The context, though, is bonded field labor, not waged urban labor.
@unfreeradical sorry, I can't cite any sources. I read around this subject the first time I saw this meme, because I was curious as the people who are usually cited as doing less total work than us are hunter-gatherers.
Here are a couple of pages about types of peasant, work, etc.
If you're saying this because you disagree and have sources of your own to recommend, please do as I'm always open to learning more.
Jokes on you, Iβm underemployed.
Fewer. Fewer holidays. Mad about it all the same.
This made me think of Historia Civilis' video about work.
You say holidays but I am imagining prayer and activities that keep the church in power :/
What did they do the rest of the time?
Play games. Sing and dance.
Imbibe.
Ogle the strapping lads and buxom maidens.
Take care of gramps, while listening to stories about the good old days, when the soil was so soft the fields virtually plowed themselves, lords properly honored the labor of their surfs, and knights actually helped their ladies mount a horse, and could even buy a whole suit of armor for less than five times their annual earnings.
What would you do?
Mostly work at home.
Most peasants didn't own the fields they were working to feed their own household. Instead, they leased them from the local lord, who owned most of the land.
(This seems to be the core difference between "peasants" and " freemen" - the latter owned their own land.)
I'm exchange, they were called in to work the lord's fields as well as their leased "home plot".
As far as I know, this statistic only refers to the "holidays" where the lord was not allowed to call in their land-tenants to work. They still had to work to maintain their own household as needed.
This doesn't mean that people had to work on the lord's fields all day on all non-holidays, it was just an upper limit.
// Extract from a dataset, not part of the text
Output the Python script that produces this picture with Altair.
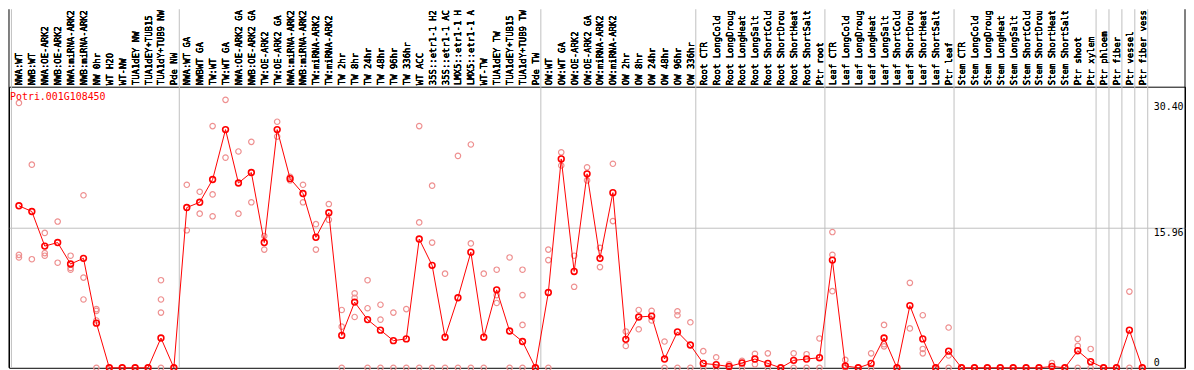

The exact amount was probably codified in local laws / the lease agreement.
It also doesn't mean that people had to work all the time even on holidays - just enough to get their shit done. Some days were even explicit "no work at all" holidays or half-days, were peeps where expected to show up at church instead.
And the amount of work needed generally varied wildly with the seasons - harvest season was crunch time, winter was slow season. It also varied depending on the exact location (agriculture in the Mediterranean was different than in Scotland) and on the available technology.